#### GIVEN PROBLEM:
Repeat the records verbatim and leave the pictures out of your copy.

#### AVAILABLE RECORDS:
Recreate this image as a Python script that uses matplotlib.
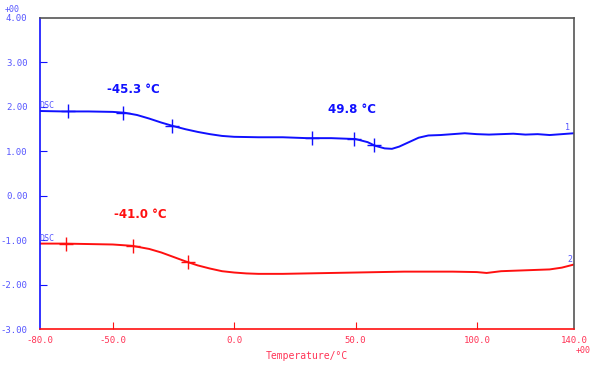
import numpy as np
import matplotlib
matplotlib.use("Agg")
import matplotlib.pyplot as plt

# DSC curve 1 (blue)
blue_x = [-80, -70, -60, -50, -45, -40, -35, -30, -25, -20, -15, -10, -5, 0, 10, 20, 30, 40, 50,
          55, 58, 62, 65, 68, 72, 76, 80, 85, 90, 95, 100, 105, 110, 115, 120, 125, 130, 135, 140]
blue_y = [1.90, 1.89, 1.89, 1.88, 1.86, 1.81, 1.73, 1.64, 1.56, 1.49, 1.43, 1.38, 1.34, 1.32, 1.31,
          1.31, 1.29, 1.29, 1.27, 1.20, 1.12, 1.06, 1.05, 1.10, 1.20, 1.30, 1.35, 1.36, 1.38, 1.40,
          1.38, 1.37, 1.38, 1.39, 1.37, 1.38, 1.36, 1.38, 1.40]
blue_marks = [-68.5, -45.8, -25.6, 32.0, 49.4, 57.6]

# DSC curve 2 (red)
red_x = [-80, -70, -60, -50, -42, -35, -30, -25, -20, -15, -10, -5, 0, 5, 10, 20, 30, 40, 50,
         60, 70, 80, 90, 100, 104, 110, 120, 130, 135, 140]
red_y = [-1.08, -1.08, -1.09, -1.10, -1.13, -1.20, -1.28, -1.38, -1.48, -1.57, -1.64, -1.70,
         -1.73, -1.75, -1.76, -1.76, -1.75, -1.74, -1.73, -1.72, -1.71, -1.71, -1.71, -1.72,
         -1.74, -1.70, -1.68, -1.66, -1.62, -1.55]
red_marks = [-69.3, -41.7, -19.0]

x_ticks = [-80, -50, 0, 50, 100, 140]
x_labels = ["-80.0", "-50.0", "0.0", "50.0", "100.0", "140.0"]
y_ticks = [4, 3, 2, 1, 0, -1, -2, -3]
y_labels = ["4.00", "3.00", "2.00", "1.00", "0.00", "-1.00", "-2.00", "-3.00"]

BLUE = "#1010ff"
RED = "#ff1010"
YLAB = "#5555ff"
XLAB = "#ff3355"

fig = plt.figure(figsize=(5.94, 3.66), dpi=100)
ax = fig.add_axes([0.0673, 0.101, 0.899, 0.851])

ax.plot(blue_x, blue_y, color=BLUE, lw=1.4)
ax.plot(red_x, red_y, color=RED, lw=1.4)
ax.plot(blue_marks, np.interp(blue_marks, blue_x, blue_y), "+", color=BLUE, ms=10, mew=1)
ax.plot(red_marks, np.interp(red_marks, red_x, red_y), "+", color=RED, ms=10, mew=1)

ax.set_xlim(-80, 140)
ax.set_ylim(-3, 4)

# tick marks only on inner values, labels on all
ax.set_xticks(x_ticks)
ax.set_xticklabels(x_labels, color=XLAB, family="DejaVu Sans Mono", fontsize=6.5)
ax.set_yticks(y_ticks)
ax.set_yticklabels(y_labels, color=YLAB, family="DejaVu Sans Mono", fontsize=6.5)
ax.tick_params(axis="x", direction="in", length=5, color=RED, pad=5)
ax.tick_params(axis="y", direction="in", length=5, color=BLUE, pad=9)
for t in ax.xaxis.get_major_ticks():
    if t.get_loc() in (-80, 140):
        t.tick1line.set_visible(False)
for t in ax.yaxis.get_major_ticks():
    if t.get_loc() in (4, -3):
        t.tick1line.set_visible(False)

ax.spines["left"].set_color(BLUE)
ax.spines["bottom"].set_color(RED)
ax.spines["top"].set_color("#555555")
ax.spines["right"].set_color("#555555")
for s in ax.spines.values():
    s.set_linewidth(1.2)

ax.set_xlabel("Temperature/\u00b0C", color=XLAB, family="DejaVu Sans Mono", fontsize=7, labelpad=4)

bold = dict(fontsize=8.5, fontweight="bold", ha="center", va="center")
ax.text(-41.7, 2.39, "-45.3 \u00b0C", color=BLUE, **bold)
ax.text(48.5, 1.93, "49.8 \u00b0C", color=BLUE, **bold)
ax.text(-38.8, -0.43, "-41.0 \u00b0C", color=RED, **bold)

small = dict(fontsize=6, family="DejaVu Sans Mono", color=YLAB)
ax.text(-80, 1.93, "DSC", ha="left", va="bottom", **small)
ax.text(-80, -1.06, "DSC", ha="left", va="bottom", **small)
ax.text(138.5, 1.42, "1", ha="right", va="bottom", **small)
ax.text(139.5, -1.53, "2", ha="right", va="bottom", **small)

fig.text(0.008, 0.985, "+00", color=YLAB, family="DejaVu Sans Mono", fontsize=6, va="top")
fig.text(0.995, 0.03, "+00", color=XLAB, family="DejaVu Sans Mono", fontsize=6, ha="right", va="bottom")

fig.savefig("out.png", dpi=100)
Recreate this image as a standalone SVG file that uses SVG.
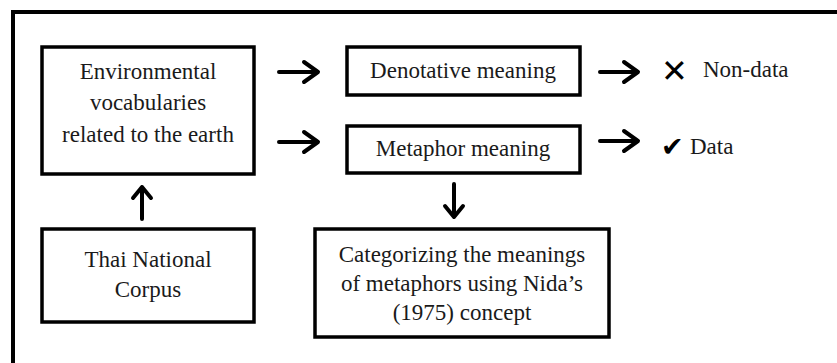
<svg xmlns="http://www.w3.org/2000/svg" width="837" height="363" viewBox="0 0 837 363">
<style>
.box{fill:#fff;stroke:#000;stroke-width:3.5}
.t{font-family:'Liberation Serif','Times New Roman','DejaVu Serif',serif;font-size:23px;fill:#1a1a1a}
.c{text-anchor:middle}
.arr{fill:none;stroke:#000;stroke-width:4;stroke-linecap:round;stroke-linejoin:round}
.sym{font-family:'DejaVu Sans',sans-serif;fill:#000}
</style>
<rect width="837" height="363" fill="#fff"/>
<path d="M13,365 L13,12 L840,12" fill="none" stroke="#000" stroke-width="4"/>
<g id="env">
<rect class="box" x="42" y="47" width="212" height="127"/>
<text class="t c" x="148" y="79">Environmental</text>
<text class="t c" x="148" y="110">vocabularies</text>
<text class="t c" x="148" y="142">related to the earth</text>
</g>
<g id="denot">
<rect class="box" x="347" y="47" width="233" height="48"/>
<text class="t c" x="463" y="78">Denotative meaning</text>
</g>
<g id="metaphor">
<rect class="box" x="347" y="126" width="233" height="47"/>
<text class="t c" x="463" y="156">Metaphor meaning</text>
</g>
<g id="thai">
<rect class="box" x="42" y="229" width="212" height="93"/>
<text class="t c" x="148" y="267">Thai National</text>
<text class="t c" x="148" y="297">Corpus</text>
</g>
<g id="categorize">
<rect class="box" x="315" y="229" width="294" height="108"/>
<text class="t c" x="462" y="262">Categorizing the meanings</text>
<text class="t c" x="462" y="291">of metaphors using Nida’s</text>
<text class="t c" x="462" y="320">(1975) concept</text>
</g>
<g id="nondata">
<text class="sym" x="661" y="82" font-size="32">✕</text>
<text class="t" x="703" y="77">Non-data</text>
</g>
<g id="data">
<text class="sym" x="661" y="156" font-size="27">✔</text>
<text class="t" x="690" y="154">Data</text>
</g>
<g id="connectors">
<path class="arr" d="M279,72 L318,72 M304,62 L318,72 L304,82"/>
<path class="arr" d="M279,142 L318,142 M304,132 L318,142 L304,152"/>
<path class="arr" d="M600,72 L638,72 M624,62 L638,72 L624,82"/>
<path class="arr" d="M600,141 L638,141 M624,131 L638,141 L624,151"/>
<path class="arr" d="M142,219 L142,187 M133,198 L142,187 L151,198"/>
<path class="arr" d="M454,184 L454,217 M445,206 L454,217 L463,206"/>
</g>
</svg>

#### WRITTEN RESPONSE:
Recreate this image as a Python script that uses matplotlib.
import numpy as np
import matplotlib
matplotlib.use("Agg")
import matplotlib.pyplot as plt

# DSC curve 1 (blue)
blue_x = [-80, -70, -60, -50, -45, -40, -35, -30, -25, -20, -15, -10, -5, 0, 10, 20, 30, 40, 50,
          55, 58, 62, 65, 68, 72, 76, 80, 85, 90, 95, 100, 105, 110, 115, 120, 125, 130, 135, 140]
blue_y = [1.90, 1.89, 1.89, 1.88, 1.86, 1.81, 1.73, 1.64, 1.56, 1.49, 1.43, 1.38, 1.34, 1.32, 1.31,
          1.31, 1.29, 1.29, 1.27, 1.20, 1.12, 1.06, 1.05, 1.10, 1.20, 1.30, 1.35, 1.36, 1.38, 1.40,
          1.38, 1.37, 1.38, 1.39, 1.37, 1.38, 1.36, 1.38, 1.40]
blue_marks = [-68.5, -45.8, -25.6, 32.0, 49.4, 57.6]

# DSC curve 2 (red)
red_x = [-80, -70, -60, -50, -42, -35, -30, -25, -20, -15, -10, -5, 0, 5, 10, 20, 30, 40, 50,
         60, 70, 80, 90, 100, 104, 110, 120, 130, 135, 140]
red_y = [-1.08, -1.08, -1.09, -1.10, -1.13, -1.20, -1.28, -1.38, -1.48, -1.57, -1.64, -1.70,
         -1.73, -1.75, -1.76, -1.76, -1.75, -1.74, -1.73, -1.72, -1.71, -1.71, -1.71, -1.72,
         -1.74, -1.70, -1.68, -1.66, -1.62, -1.55]
red_marks = [-69.3, -41.7, -19.0]

x_ticks = [-80, -50, 0, 50, 100, 140]
x_labels = ["-80.0", "-50.0", "0.0", "50.0", "100.0", "140.0"]
y_ticks = [4, 3, 2, 1, 0, -1, -2, -3]
y_labels = ["4.00", "3.00", "2.00", "1.00", "0.00", "-1.00", "-2.00", "-3.00"]

BLUE = "#1010ff"
RED = "#ff1010"
YLAB = "#5555ff"
XLAB = "#ff3355"

fig = plt.figure(figsize=(5.94, 3.66), dpi=100)
ax = fig.add_axes([0.0673, 0.101, 0.899, 0.851])

ax.plot(blue_x, blue_y, color=BLUE, lw=1.4)
ax.plot(red_x, red_y, color=RED, lw=1.4)
ax.plot(blue_marks, np.interp(blue_marks, blue_x, blue_y), "+", color=BLUE, ms=10, mew=1)
ax.plot(red_marks, np.interp(red_marks, red_x, red_y), "+", color=RED, ms=10, mew=1)

ax.set_xlim(-80, 140)
ax.set_ylim(-3, 4)

# tick marks only on inner values, labels on all
ax.set_xticks(x_ticks)
ax.set_xticklabels(x_labels, color=XLAB, family="DejaVu Sans Mono", fontsize=6.5)
ax.set_yticks(y_ticks)
ax.set_yticklabels(y_labels, color=YLAB, family="DejaVu Sans Mono", fontsize=6.5)
ax.tick_params(axis="x", direction="in", length=5, color=RED, pad=5)
ax.tick_params(axis="y", direction="in", length=5, color=BLUE, pad=9)
for t in ax.xaxis.get_major_ticks():
    if t.get_loc() in (-80, 140):
        t.tick1line.set_visible(False)
for t in ax.yaxis.get_major_ticks():
    if t.get_loc() in (4, -3):
        t.tick1line.set_visible(False)

ax.spines["left"].set_color(BLUE)
ax.spines["bottom"].set_color(RED)
ax.spines["top"].set_color("#555555")
ax.spines["right"].set_color("#555555")
for s in ax.spines.values():
    s.set_linewidth(1.2)

ax.set_xlabel("Temperature/\u00b0C", color=XLAB, family="DejaVu Sans Mono", fontsize=7, labelpad=4)

bold = dict(fontsize=8.5, fontweight="bold", ha="center", va="center")
ax.text(-41.7, 2.39, "-45.3 \u00b0C", color=BLUE, **bold)
ax.text(48.5, 1.93, "49.8 \u00b0C", color=BLUE, **bold)
ax.text(-38.8, -0.43, "-41.0 \u00b0C", color=RED, **bold)

small = dict(fontsize=6, family="DejaVu Sans Mono", color=YLAB)
ax.text(-80, 1.93, "DSC", ha="left", va="bottom", **small)
ax.text(-80, -1.06, "DSC", ha="left", va="bottom", **small)
ax.text(138.5, 1.42, "1", ha="right", va="bottom", **small)
ax.text(139.5, -1.53, "2", ha="right", va="bottom", **small)

fig.text(0.008, 0.985, "+00", color=YLAB, family="DejaVu Sans Mono", fontsize=6, va="top")
fig.text(0.995, 0.03, "+00", color=XLAB, family="DejaVu Sans Mono", fontsize=6, ha="right", va="bottom")

fig.savefig("out.png", dpi=100)
Recreate this image as a standalone SVG file that uses SVG.
<svg xmlns="http://www.w3.org/2000/svg" width="837" height="363" viewBox="0 0 837 363">
<style>
.box{fill:#fff;stroke:#000;stroke-width:3.5}
.t{font-family:'Liberation Serif','Times New Roman','DejaVu Serif',serif;font-size:23px;fill:#1a1a1a}
.c{text-anchor:middle}
.arr{fill:none;stroke:#000;stroke-width:4;stroke-linecap:round;stroke-linejoin:round}
.sym{font-family:'DejaVu Sans',sans-serif;fill:#000}
</style>
<rect width="837" height="363" fill="#fff"/>
<path d="M13,365 L13,12 L840,12" fill="none" stroke="#000" stroke-width="4"/>
<g id="env">
<rect class="box" x="42" y="47" width="212" height="127"/>
<text class="t c" x="148" y="79">Environmental</text>
<text class="t c" x="148" y="110">vocabularies</text>
<text class="t c" x="148" y="142">related to the earth</text>
</g>
<g id="denot">
<rect class="box" x="347" y="47" width="233" height="48"/>
<text class="t c" x="463" y="78">Denotative meaning</text>
</g>
<g id="metaphor">
<rect class="box" x="347" y="126" width="233" height="47"/>
<text class="t c" x="463" y="156">Metaphor meaning</text>
</g>
<g id="thai">
<rect class="box" x="42" y="229" width="212" height="93"/>
<text class="t c" x="148" y="267">Thai National</text>
<text class="t c" x="148" y="297">Corpus</text>
</g>
<g id="categorize">
<rect class="box" x="315" y="229" width="294" height="108"/>
<text class="t c" x="462" y="262">Categorizing the meanings</text>
<text class="t c" x="462" y="291">of metaphors using Nida’s</text>
<text class="t c" x="462" y="320">(1975) concept</text>
</g>
<g id="nondata">
<text class="sym" x="661" y="82" font-size="32">✕</text>
<text class="t" x="703" y="77">Non-data</text>
</g>
<g id="data">
<text class="sym" x="661" y="156" font-size="27">✔</text>
<text class="t" x="690" y="154">Data</text>
</g>
<g id="connectors">
<path class="arr" d="M279,72 L318,72 M304,62 L318,72 L304,82"/>
<path class="arr" d="M279,142 L318,142 M304,132 L318,142 L304,152"/>
<path class="arr" d="M600,72 L638,72 M624,62 L638,72 L624,82"/>
<path class="arr" d="M600,141 L638,141 M624,131 L638,141 L624,151"/>
<path class="arr" d="M142,219 L142,187 M133,198 L142,187 L151,198"/>
<path class="arr" d="M454,184 L454,217 M445,206 L454,217 L463,206"/>
</g>
</svg>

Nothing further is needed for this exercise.